# Commission Rates?



## KayleighKins (Jul 25, 2010)

I've been shooting for about 4 years now, for myself, and I've finally upgraded my kit enough that I would feel comfortable working for commissions. I've never had a gig before and I don't do conventional portraits. If we're just talking about per hour, and not including gas prices and special equipment, what would be the min and max amount of money per hour that you would pay me for a commission?

Also, what do you charge per hour? What do you charge for commissions?

I've tried to look at the prices around me, but it's mostly traditional portraits and wedding photographers, which are vastly different from my style (I mostly do nature and "fine art").


----------



## tirediron (Jul 25, 2010)

I charge $75.00/hr for all jobs.


----------



## tsblo (Jul 25, 2010)

For the studio I work for its 125.00$ an hour, basic editing included.


----------



## KmH (Jul 26, 2010)

KayleighKins said:


> *Commission Rates?*


It depends what you are commissoned to do.

The commission fee for a fine art image would be a lot more than the commission fee for non-traditional portraiture, which would be still more than the commission fee for a nature shot.

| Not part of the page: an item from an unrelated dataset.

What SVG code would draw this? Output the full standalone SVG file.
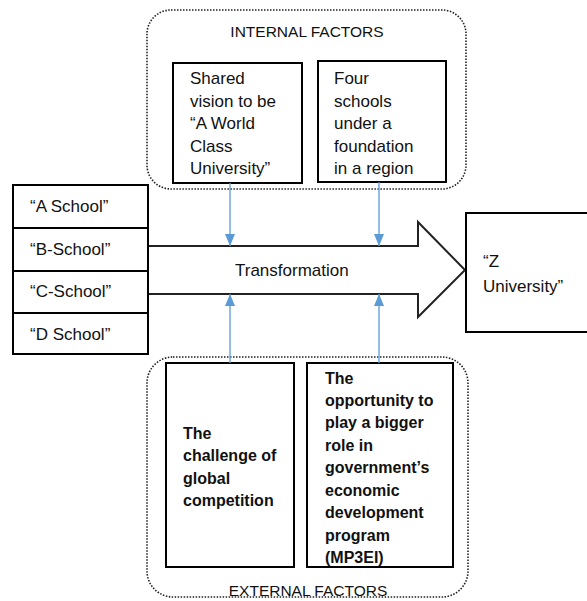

Fine Art would also require substantially different presentation and marketing than either portraiture or nature work for that matter.

All of your fees and prices have to be set in such a way that you recover all your non-reimbused business expenses, including your salary and retirement income (CODB, cost-of-doing-business), and your cost-of-goods-sold (COGS).

Your main problem is going to be that your chosen genre's, non-traditional portraiture, nature, and fine art, appeal to a relatively narrow market segment, which will make earning a regular living income from commissions alone, quite difficult.
I suspect you will be doing most of your nature and fine art work on speculation and then beating the bushes in the hopes of locating buyers.

You will not find all that many buyers for non-traditional portraiture, though it is possible once you have a body of critically acclaimed work you could identify and market to a high income demographic.

At any rate, you're going to need to develope a written business and marketing plan so you can antisipate your costs so you can effectively price your time and work.

The best marketing you can get is the word-of-mouth marketing you get from satisfied paying clients.


----------



## Jeff Colburn (Jul 28, 2010)

I charge $100 an hour with a minimum of 4 hours.

Have Fun,
Jeff


----------